↓↓↓
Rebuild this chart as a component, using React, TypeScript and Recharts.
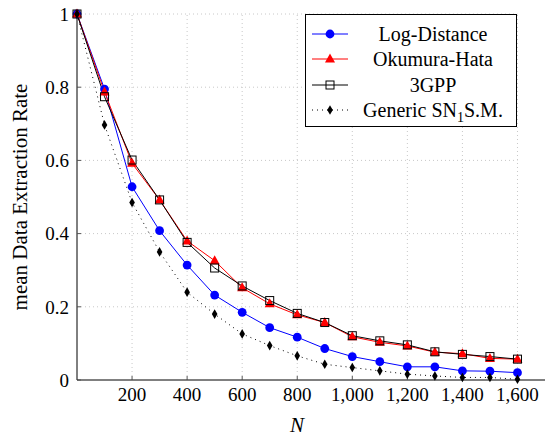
import React from "react";
import {
    LineChart, Line, XAxis, YAxis, ReferenceLine,
} from "recharts";

const N_VALUES = [0, 100, 200, 300, 400, 500, 600, 700, 800, 900, 1000, 1100, 1200, 1300, 1400, 1500, 1600];
const LOG_DISTANCE = [1, 0.795, 0.528, 0.408, 0.314, 0.232, 0.185, 0.143, 0.117, 0.086, 0.064, 0.05, 0.036, 0.036, 0.025, 0.024, 0.02];
const OKUMURA_HATA = [1, 0.787, 0.592, 0.492, 0.38, 0.326, 0.252, 0.208, 0.178, 0.157, 0.118, 0.103, 0.093, 0.076, 0.072, 0.059, 0.057];
const THREE_GPP = [1, 0.774, 0.601, 0.492, 0.376, 0.306, 0.257, 0.217, 0.182, 0.157, 0.121, 0.107, 0.096, 0.077, 0.07, 0.064, 0.057];
const GENERIC = [1, 0.697, 0.485, 0.35, 0.24, 0.18, 0.126, 0.094, 0.066, 0.043, 0.034, 0.025, 0.016, 0.011, 0.007, 0.007, 0.002];

const X_TICKS = [200, 400, 600, 800, 1000, 1200, 1400, 1600];
const Y_TICKS = [0, 0.2, 0.4, 0.6, 0.8, 1];

const FONT = "Liberation Serif, Times New Roman, Times, DejaVu Serif, serif";
const GRID = "#c8c8c8";

const data = N_VALUES.map((n, i) => ({
    n,
    logd: LOG_DISTANCE[i],
    oh: OKUMURA_HATA[i],
    gpp: THREE_GPP[i],
    gen: GENERIC[i],
}));

type Shape = "circle" | "triangle" | "square" | "diamond";

function marker(shape: Shape, cx: number, cy: number, color: string, key?: string | number) {
    if (shape === "circle") return <circle key={key} cx={cx} cy={cy} r={4.4} fill={color} />;
    if (shape === "triangle")
        return <polygon key={key} points={`${cx},${cy - 5.5} ${cx + 5},${cy + 3.5} ${cx - 5},${cy + 3.5}`} fill={color} />;
    if (shape === "square")
        return <rect key={key} x={cx - 4} y={cy - 4} width={8} height={8} fill="none" stroke={color} strokeWidth={1} />;
    return <polygon key={key} points={`${cx},${cy - 4.8} ${cx + 2.8},${cy} ${cx},${cy + 4.8} ${cx - 2.8},${cy}`} fill={color} />;
}

const dotFor = (shape: Shape, color: string) => (props: any) =>
    marker(shape, props.cx, props.cy, color, `${shape}-${props.index}`);

const XTick = (props: any) => (
    <text x={props.x} y={props.y} dy="0.71em" textAnchor="middle" fontFamily={FONT} fontSize={19} fill="#000">
        {Number(props.payload.value).toLocaleString("en-US")}
    </text>
);

const YTick = (props: any) => (
    <text x={props.x} y={props.y} dy="0.355em" textAnchor="end" fontFamily={FONT} fontSize={19} fill="#000">
        {String(props.payload.value)}
    </text>
);

const LEGEND_ITEMS = [
    { label: "Log-Distance", shape: "circle" as Shape, color: "#0000ff", dash: undefined },
    { label: "Okumura-Hata", shape: "triangle" as Shape, color: "#ff0000", dash: undefined },
    { label: "3GPP", shape: "square" as Shape, color: "#000000", dash: undefined },
    { label: "Generic SN", shape: "diamond" as Shape, color: "#000000", dash: "1 4" },
];

function LegendBox() {
    return (
        <div
            style={{
                position: "absolute",
                left: 305,
                top: 14,
                width: 212,
                height: 113,
                border: "1px solid #000",
                background: "#fff",
                fontFamily: FONT,
                fontSize: 20,
                boxSizing: "border-box",
                paddingTop: 6,
            }}
        >
            {LEGEND_ITEMS.map((it, i) => (
                <div key={i} style={{ display: "flex", alignItems: "center", height: 25.5 }}>
                    <svg width={44} height={20} style={{ flex: "none" }}>
                        <line x1={6} y1={10} x2={42} y2={10} stroke={it.color} strokeWidth={1} strokeDasharray={it.dash} />
                        {marker(it.shape, 24, 10, it.color)}
                    </svg>
                    <span style={{ flex: 1, textAlign: "center", color: "#000", whiteSpace: "nowrap", lineHeight: "20px" }}>
                        {it.label === "Generic SN" ? (
                            <>Generic SN<sub style={{ fontSize: 14, lineHeight: 0 }}>1</sub>S.M.</>
                        ) : (
                            it.label
                        )}
                    </span>
                </div>
            ))}
        </div>
    );
}

export default function App() {
    return (
        <div style={{ position: "absolute", left: 0, top: 0, width: 555, height: 439, background: "#fff", fontFamily: FONT }}>
            <LineChart
                width={555}
                height={439}
                data={data}
                margin={{ top: 14, right: 10, bottom: 0, left: 0 }}
            >
                {X_TICKS.map((t) => (
                    <ReferenceLine key={`vx${t}`} x={t} stroke={GRID} strokeDasharray="1 3" />
                ))}
                {Y_TICKS.filter((t) => t > 0).map((t) => (
                    <ReferenceLine
                        key={`hy${t}`}
                        segment={[{ x: 0, y: t }, { x: 1600, y: t }]}
                        stroke={GRID}
                        strokeDasharray="1 3"
                    />
                ))}
                <XAxis
                    dataKey="n"
                    type="number"
                    domain={[0, 1700]}
                    ticks={X_TICKS}
                    height={59}
                    stroke="#000"
                    tickSize={-4}
                    tickMargin={12}
                    tickLine={{ stroke: "#555" }}
                    tick={<XTick />}
                    label={() => (
                        <text
                            x={297}
                            y={432}
                            textAnchor="middle"
                            fontFamily={FONT}
                            fontStyle="italic"
                            fontSize={21}
                            fill="#000"
                        >
                            N
                        </text>
                    )}
                />
                <YAxis
                    type="number"
                    domain={[0, 1]}
                    ticks={Y_TICKS}
                    width={77}
                    stroke="#000"
                    tickSize={-4}
                    tickMargin={12}
                    tickLine={{ stroke: "#555" }}
                    tick={<YTick />}
                    label={() => (
                        <text
                            x={27}
                            y={197}
                            transform="rotate(-90 27 197)"
                            textAnchor="middle"
                            fontFamily={FONT}
                            fontSize={21}
                            fill="#000"
                        >
                            mean Data Extraction Rate
                        </text>
                    )}
                />
                <Line dataKey="logd" stroke="#0000ff" strokeWidth={1} dot={dotFor("circle", "#0000ff")} isAnimationActive={false} />
                <Line dataKey="oh" stroke="#ff0000" strokeWidth={1} dot={dotFor("triangle", "#ff0000")} isAnimationActive={false} />
                <Line dataKey="gpp" stroke="#000" strokeWidth={1} dot={dotFor("square", "#000")} isAnimationActive={false} />
                <Line dataKey="gen" stroke="#000" strokeWidth={1} strokeDasharray="1 4" dot={dotFor("diamond", "#000")} isAnimationActive={false} />
            </LineChart>
            <LegendBox />
        </div>
    );
}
↑↑↑
**What the exercise asks:** Quote in full the listing given above; the images are to be left out.

**Solution to the problem:**
Rebuild this chart as a component, using React, TypeScript and Recharts.
import React from "react";
import {
    LineChart, Line, XAxis, YAxis, ReferenceLine,
} from "recharts";

const N_VALUES = [0, 100, 200, 300, 400, 500, 600, 700, 800, 900, 1000, 1100, 1200, 1300, 1400, 1500, 1600];
const LOG_DISTANCE = [1, 0.795, 0.528, 0.408, 0.314, 0.232, 0.185, 0.143, 0.117, 0.086, 0.064, 0.05, 0.036, 0.036, 0.025, 0.024, 0.02];
const OKUMURA_HATA = [1, 0.787, 0.592, 0.492, 0.38, 0.326, 0.252, 0.208, 0.178, 0.157, 0.118, 0.103, 0.093, 0.076, 0.072, 0.059, 0.057];
const THREE_GPP = [1, 0.774, 0.601, 0.492, 0.376, 0.306, 0.257, 0.217, 0.182, 0.157, 0.121, 0.107, 0.096, 0.077, 0.07, 0.064, 0.057];
const GENERIC = [1, 0.697, 0.485, 0.35, 0.24, 0.18, 0.126, 0.094, 0.066, 0.043, 0.034, 0.025, 0.016, 0.011, 0.007, 0.007, 0.002];

const X_TICKS = [200, 400, 600, 800, 1000, 1200, 1400, 1600];
const Y_TICKS = [0, 0.2, 0.4, 0.6, 0.8, 1];

const FONT = "Liberation Serif, Times New Roman, Times, DejaVu Serif, serif";
const GRID = "#c8c8c8";

const data = N_VALUES.map((n, i) => ({
    n,
    logd: LOG_DISTANCE[i],
    oh: OKUMURA_HATA[i],
    gpp: THREE_GPP[i],
    gen: GENERIC[i],
}));

type Shape = "circle" | "triangle" | "square" | "diamond";

function marker(shape: Shape, cx: number, cy: number, color: string, key?: string | number) {
    if (shape === "circle") return <circle key={key} cx={cx} cy={cy} r={4.4} fill={color} />;
    if (shape === "triangle")
        return <polygon key={key} points={`${cx},${cy - 5.5} ${cx + 5},${cy + 3.5} ${cx - 5},${cy + 3.5}`} fill={color} />;
    if (shape === "square")
        return <rect key={key} x={cx - 4} y={cy - 4} width={8} height={8} fill="none" stroke={color} strokeWidth={1} />;
    return <polygon key={key} points={`${cx},${cy - 4.8} ${cx + 2.8},${cy} ${cx},${cy + 4.8} ${cx - 2.8},${cy}`} fill={color} />;
}

const dotFor = (shape: Shape, color: string) => (props: any) =>
    marker(shape, props.cx, props.cy, color, `${shape}-${props.index}`);

const XTick = (props: any) => (
    <text x={props.x} y={props.y} dy="0.71em" textAnchor="middle" fontFamily={FONT} fontSize={19} fill="#000">
        {Number(props.payload.value).toLocaleString("en-US")}
    </text>
);

const YTick = (props: any) => (
    <text x={props.x} y={props.y} dy="0.355em" textAnchor="end" fontFamily={FONT} fontSize={19} fill="#000">
        {String(props.payload.value)}
    </text>
);

const LEGEND_ITEMS = [
    { label: "Log-Distance", shape: "circle" as Shape, color: "#0000ff", dash: undefined },
    { label: "Okumura-Hata", shape: "triangle" as Shape, color: "#ff0000", dash: undefined },
    { label: "3GPP", shape: "square" as Shape, color: "#000000", dash: undefined },
    { label: "Generic SN", shape: "diamond" as Shape, color: "#000000", dash: "1 4" },
];

function LegendBox() {
    return (
        <div
            style={{
                position: "absolute",
                left: 305,
                top: 14,
                width: 212,
                height: 113,
                border: "1px solid #000",
                background: "#fff",
                fontFamily: FONT,
                fontSize: 20,
                boxSizing: "border-box",
                paddingTop: 6,
            }}
        >
            {LEGEND_ITEMS.map((it, i) => (
                <div key={i} style={{ display: "flex", alignItems: "center", height: 25.5 }}>
                    <svg width={44} height={20} style={{ flex: "none" }}>
                        <line x1={6} y1={10} x2={42} y2={10} stroke={it.color} strokeWidth={1} strokeDasharray={it.dash} />
                        {marker(it.shape, 24, 10, it.color)}
                    </svg>
                    <span style={{ flex: 1, textAlign: "center", color: "#000", whiteSpace: "nowrap", lineHeight: "20px" }}>
                        {it.label === "Generic SN" ? (
                            <>Generic SN<sub style={{ fontSize: 14, lineHeight: 0 }}>1</sub>S.M.</>
                        ) : (
                            it.label
                        )}
                    </span>
                </div>
            ))}
        </div>
    );
}

export default function App() {
    return (
        <div style={{ position: "absolute", left: 0, top: 0, width: 555, height: 439, background: "#fff", fontFamily: FONT }}>
            <LineChart
                width={555}
                height={439}
                data={data}
                margin={{ top: 14, right: 10, bottom: 0, left: 0 }}
            >
                {X_TICKS.map((t) => (
                    <ReferenceLine key={`vx${t}`} x={t} stroke={GRID} strokeDasharray="1 3" />
                ))}
                {Y_TICKS.filter((t) => t > 0).map((t) => (
                    <ReferenceLine
                        key={`hy${t}`}
                        segment={[{ x: 0, y: t }, { x: 1600, y: t }]}
                        stroke={GRID}
                        strokeDasharray="1 3"
                    />
                ))}
                <XAxis
                    dataKey="n"
                    type="number"
                    domain={[0, 1700]}
                    ticks={X_TICKS}
                    height={59}
                    stroke="#000"
                    tickSize={-4}
                    tickMargin={12}
                    tickLine={{ stroke: "#555" }}
                    tick={<XTick />}
                    label={() => (
                        <text
                            x={297}
                            y={432}
                            textAnchor="middle"
                            fontFamily={FONT}
                            fontStyle="italic"
                            fontSize={21}
                            fill="#000"
                        >
                            N
                        </text>
                    )}
                />
                <YAxis
                    type="number"
                    domain={[0, 1]}
                    ticks={Y_TICKS}
                    width={77}
                    stroke="#000"
                    tickSize={-4}
                    tickMargin={12}
                    tickLine={{ stroke: "#555" }}
                    tick={<YTick />}
                    label={() => (
                        <text
                            x={27}
                            y={197}
                            transform="rotate(-90 27 197)"
                            textAnchor="middle"
                            fontFamily={FONT}
                            fontSize={21}
                            fill="#000"
                        >
                            mean Data Extraction Rate
                        </text>
                    )}
                />
                <Line dataKey="logd" stroke="#0000ff" strokeWidth={1} dot={dotFor("circle", "#0000ff")} isAnimationActive={false} />
                <Line dataKey="oh" stroke="#ff0000" strokeWidth={1} dot={dotFor("triangle", "#ff0000")} isAnimationActive={false} />
                <Line dataKey="gpp" stroke="#000" strokeWidth={1} dot={dotFor("square", "#000")} isAnimationActive={false} />
                <Line dataKey="gen" stroke="#000" strokeWidth={1} strokeDasharray="1 4" dot={dotFor("diamond", "#000")} isAnimationActive={false} />
            </LineChart>
            <LegendBox />
        </div>
    );
}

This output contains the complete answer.